> YOUR OBJECTIVE
Answer with one number only: the number of lines that contain "diagram".

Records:
## Start

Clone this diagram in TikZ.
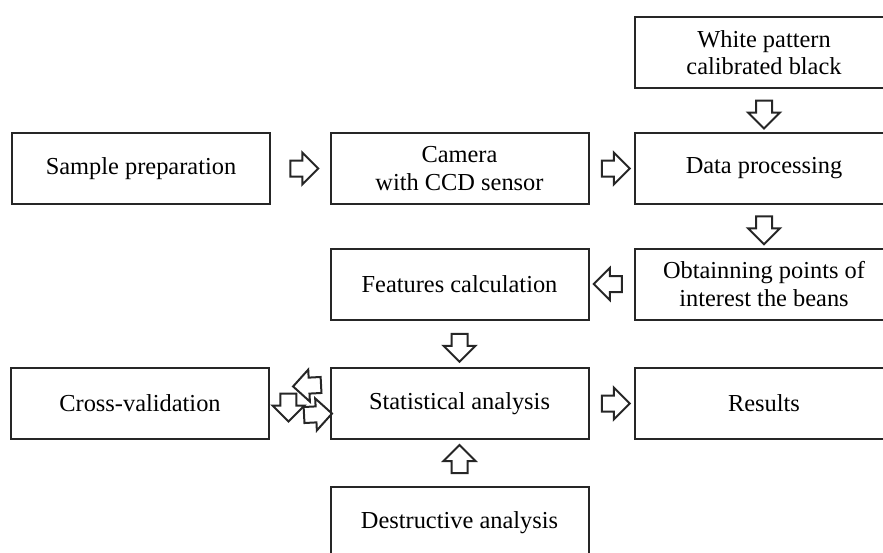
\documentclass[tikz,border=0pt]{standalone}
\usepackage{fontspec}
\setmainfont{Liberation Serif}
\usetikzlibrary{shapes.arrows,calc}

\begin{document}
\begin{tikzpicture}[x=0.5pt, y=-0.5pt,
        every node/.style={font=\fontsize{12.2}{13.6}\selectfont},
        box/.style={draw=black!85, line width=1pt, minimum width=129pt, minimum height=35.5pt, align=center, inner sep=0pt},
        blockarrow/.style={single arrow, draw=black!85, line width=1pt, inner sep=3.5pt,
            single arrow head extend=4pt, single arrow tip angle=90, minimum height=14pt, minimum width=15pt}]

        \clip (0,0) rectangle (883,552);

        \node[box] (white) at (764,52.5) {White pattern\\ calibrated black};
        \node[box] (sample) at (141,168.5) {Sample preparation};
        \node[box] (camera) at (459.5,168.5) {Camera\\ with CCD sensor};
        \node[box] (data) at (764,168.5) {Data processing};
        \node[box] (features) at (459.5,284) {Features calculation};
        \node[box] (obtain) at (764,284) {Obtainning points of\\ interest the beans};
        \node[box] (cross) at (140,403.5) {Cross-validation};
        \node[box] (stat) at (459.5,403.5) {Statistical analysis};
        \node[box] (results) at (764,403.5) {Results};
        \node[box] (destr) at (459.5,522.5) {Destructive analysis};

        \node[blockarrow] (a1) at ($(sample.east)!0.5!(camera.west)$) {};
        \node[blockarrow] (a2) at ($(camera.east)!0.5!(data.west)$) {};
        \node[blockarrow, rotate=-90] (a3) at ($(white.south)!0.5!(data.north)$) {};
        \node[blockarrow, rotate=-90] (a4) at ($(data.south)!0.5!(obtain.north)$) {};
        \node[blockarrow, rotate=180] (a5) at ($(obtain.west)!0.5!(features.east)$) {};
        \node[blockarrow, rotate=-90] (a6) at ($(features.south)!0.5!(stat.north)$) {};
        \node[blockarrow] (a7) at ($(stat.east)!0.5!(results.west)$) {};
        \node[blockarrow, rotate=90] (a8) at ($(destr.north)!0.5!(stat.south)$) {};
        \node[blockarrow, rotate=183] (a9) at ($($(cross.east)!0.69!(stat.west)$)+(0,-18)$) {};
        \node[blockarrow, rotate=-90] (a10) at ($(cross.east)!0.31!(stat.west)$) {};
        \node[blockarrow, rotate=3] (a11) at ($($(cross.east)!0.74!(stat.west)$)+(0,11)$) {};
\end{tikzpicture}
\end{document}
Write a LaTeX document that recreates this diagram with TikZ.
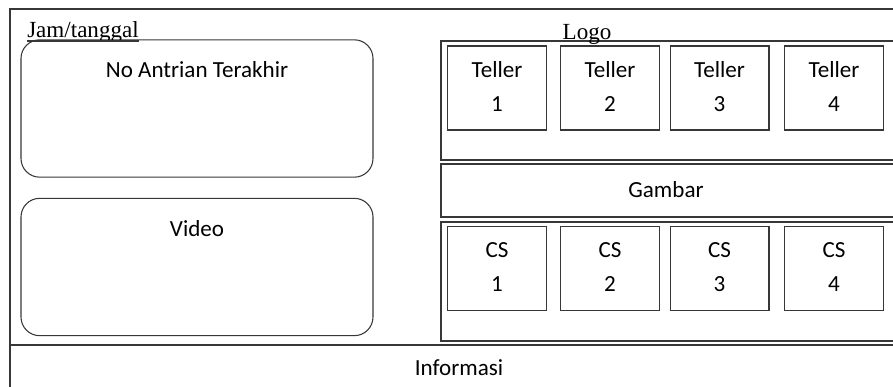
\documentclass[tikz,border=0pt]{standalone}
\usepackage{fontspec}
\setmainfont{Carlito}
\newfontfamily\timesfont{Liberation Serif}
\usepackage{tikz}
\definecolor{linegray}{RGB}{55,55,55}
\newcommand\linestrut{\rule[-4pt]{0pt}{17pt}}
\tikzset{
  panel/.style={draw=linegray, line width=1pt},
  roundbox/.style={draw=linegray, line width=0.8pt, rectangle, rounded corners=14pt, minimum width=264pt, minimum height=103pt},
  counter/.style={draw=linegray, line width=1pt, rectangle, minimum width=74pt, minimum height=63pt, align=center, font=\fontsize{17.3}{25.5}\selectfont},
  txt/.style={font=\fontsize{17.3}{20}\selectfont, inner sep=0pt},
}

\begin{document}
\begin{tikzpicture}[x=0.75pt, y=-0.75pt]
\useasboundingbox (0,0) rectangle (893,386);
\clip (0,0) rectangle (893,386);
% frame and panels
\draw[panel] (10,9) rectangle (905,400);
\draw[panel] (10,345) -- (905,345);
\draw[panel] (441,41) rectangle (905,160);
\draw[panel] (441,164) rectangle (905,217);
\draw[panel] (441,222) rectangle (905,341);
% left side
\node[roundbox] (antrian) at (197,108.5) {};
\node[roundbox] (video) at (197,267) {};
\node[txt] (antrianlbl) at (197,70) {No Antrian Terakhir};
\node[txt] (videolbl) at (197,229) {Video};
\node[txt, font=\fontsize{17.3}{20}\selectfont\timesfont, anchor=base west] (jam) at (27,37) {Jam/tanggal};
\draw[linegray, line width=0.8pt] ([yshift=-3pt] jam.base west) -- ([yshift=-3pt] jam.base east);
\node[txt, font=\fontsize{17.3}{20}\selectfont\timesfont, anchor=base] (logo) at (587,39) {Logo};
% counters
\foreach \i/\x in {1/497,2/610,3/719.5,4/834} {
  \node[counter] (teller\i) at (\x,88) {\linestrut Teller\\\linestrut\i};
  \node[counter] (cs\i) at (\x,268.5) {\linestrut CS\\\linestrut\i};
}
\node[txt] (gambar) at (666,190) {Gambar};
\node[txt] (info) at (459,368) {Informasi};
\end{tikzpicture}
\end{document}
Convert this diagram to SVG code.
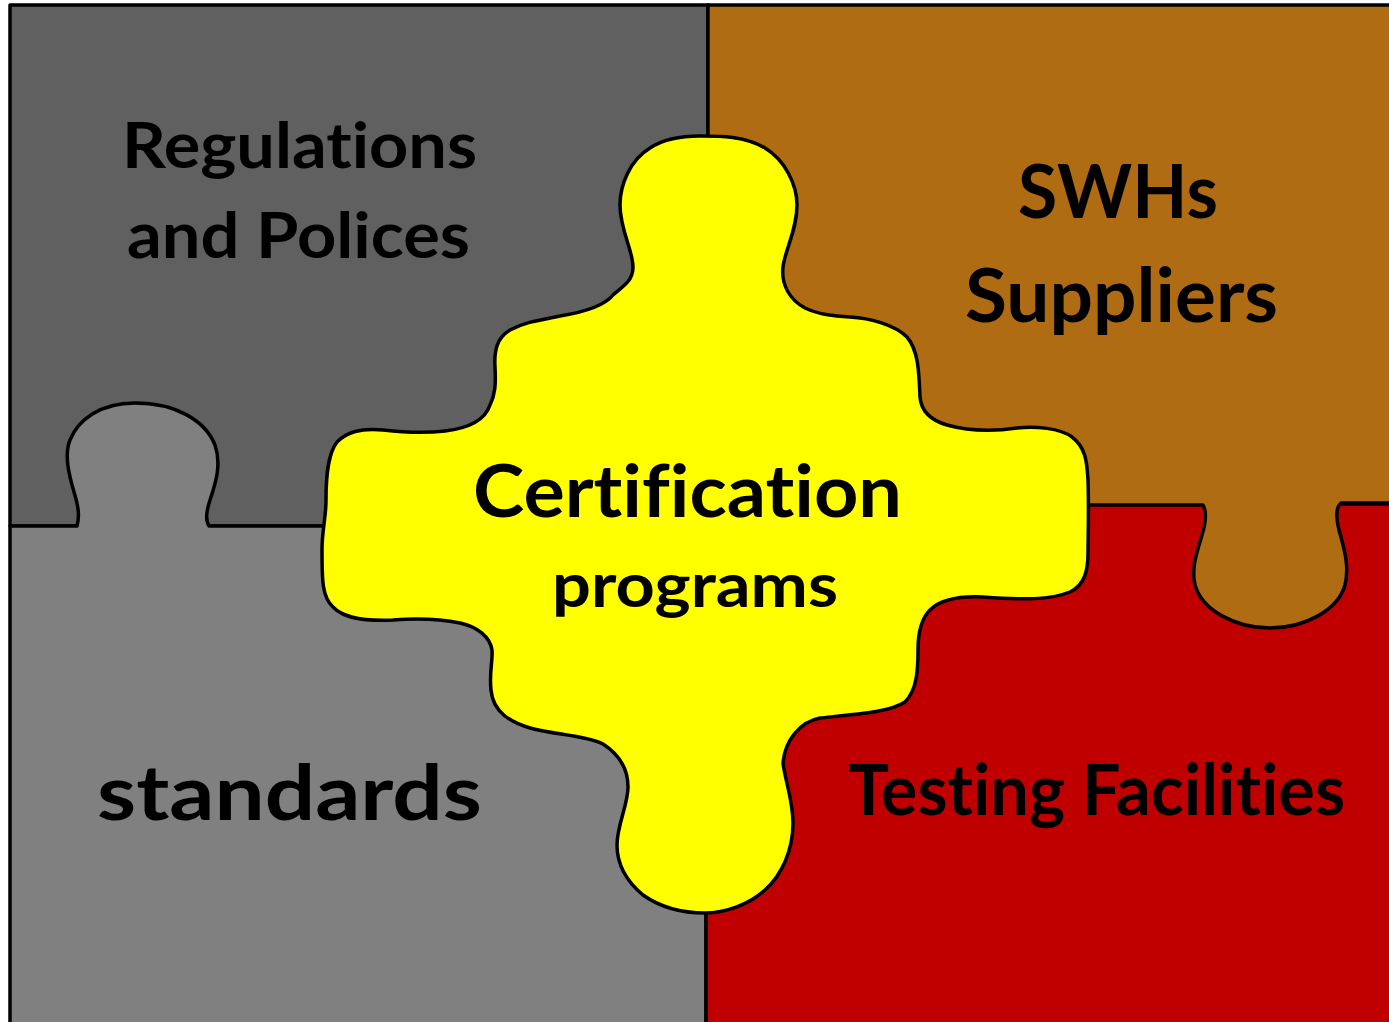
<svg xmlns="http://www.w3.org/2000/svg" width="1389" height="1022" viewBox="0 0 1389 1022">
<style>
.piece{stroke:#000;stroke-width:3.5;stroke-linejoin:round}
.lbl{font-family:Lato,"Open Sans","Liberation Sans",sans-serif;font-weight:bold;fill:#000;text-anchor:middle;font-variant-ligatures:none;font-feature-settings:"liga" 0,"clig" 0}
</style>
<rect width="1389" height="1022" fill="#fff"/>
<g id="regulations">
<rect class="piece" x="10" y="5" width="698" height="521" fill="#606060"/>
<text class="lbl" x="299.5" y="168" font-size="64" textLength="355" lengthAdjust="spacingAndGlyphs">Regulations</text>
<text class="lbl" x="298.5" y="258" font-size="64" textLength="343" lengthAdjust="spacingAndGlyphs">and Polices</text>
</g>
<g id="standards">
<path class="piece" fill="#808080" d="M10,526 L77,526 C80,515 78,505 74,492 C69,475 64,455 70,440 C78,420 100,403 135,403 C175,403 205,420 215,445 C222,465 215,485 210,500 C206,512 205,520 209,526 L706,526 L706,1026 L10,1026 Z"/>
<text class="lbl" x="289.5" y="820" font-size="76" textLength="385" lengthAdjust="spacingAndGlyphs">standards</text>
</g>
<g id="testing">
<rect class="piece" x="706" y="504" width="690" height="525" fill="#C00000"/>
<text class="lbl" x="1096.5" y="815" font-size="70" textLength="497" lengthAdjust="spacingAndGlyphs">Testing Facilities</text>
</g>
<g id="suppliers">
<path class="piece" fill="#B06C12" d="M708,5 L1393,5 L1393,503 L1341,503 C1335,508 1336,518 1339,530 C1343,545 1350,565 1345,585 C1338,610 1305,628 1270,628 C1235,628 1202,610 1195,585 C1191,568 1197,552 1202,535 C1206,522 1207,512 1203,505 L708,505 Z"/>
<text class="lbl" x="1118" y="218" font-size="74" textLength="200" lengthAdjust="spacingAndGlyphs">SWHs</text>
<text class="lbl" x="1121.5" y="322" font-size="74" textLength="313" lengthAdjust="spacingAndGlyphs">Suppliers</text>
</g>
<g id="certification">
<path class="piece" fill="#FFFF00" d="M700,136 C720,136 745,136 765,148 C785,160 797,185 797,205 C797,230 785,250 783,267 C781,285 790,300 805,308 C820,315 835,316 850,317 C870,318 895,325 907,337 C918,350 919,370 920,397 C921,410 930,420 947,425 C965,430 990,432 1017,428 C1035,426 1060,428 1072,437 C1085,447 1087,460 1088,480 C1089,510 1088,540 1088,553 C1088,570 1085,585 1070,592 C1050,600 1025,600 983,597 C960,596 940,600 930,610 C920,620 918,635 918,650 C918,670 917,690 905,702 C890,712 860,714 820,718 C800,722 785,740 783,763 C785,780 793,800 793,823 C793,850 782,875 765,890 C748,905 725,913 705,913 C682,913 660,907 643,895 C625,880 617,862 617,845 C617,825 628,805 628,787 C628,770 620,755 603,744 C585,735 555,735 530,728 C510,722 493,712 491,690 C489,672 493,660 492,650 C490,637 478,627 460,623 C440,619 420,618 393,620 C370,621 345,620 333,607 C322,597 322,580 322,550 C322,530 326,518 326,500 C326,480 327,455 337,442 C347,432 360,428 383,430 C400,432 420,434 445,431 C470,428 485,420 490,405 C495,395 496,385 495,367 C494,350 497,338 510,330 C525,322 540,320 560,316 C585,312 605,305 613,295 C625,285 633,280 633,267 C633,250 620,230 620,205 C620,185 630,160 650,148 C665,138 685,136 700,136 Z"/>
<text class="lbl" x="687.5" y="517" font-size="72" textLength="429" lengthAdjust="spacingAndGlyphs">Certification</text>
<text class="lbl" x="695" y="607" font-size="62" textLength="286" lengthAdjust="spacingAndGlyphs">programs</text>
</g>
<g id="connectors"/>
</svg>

## End

> SOLUTION TO THIS PROBLEM
3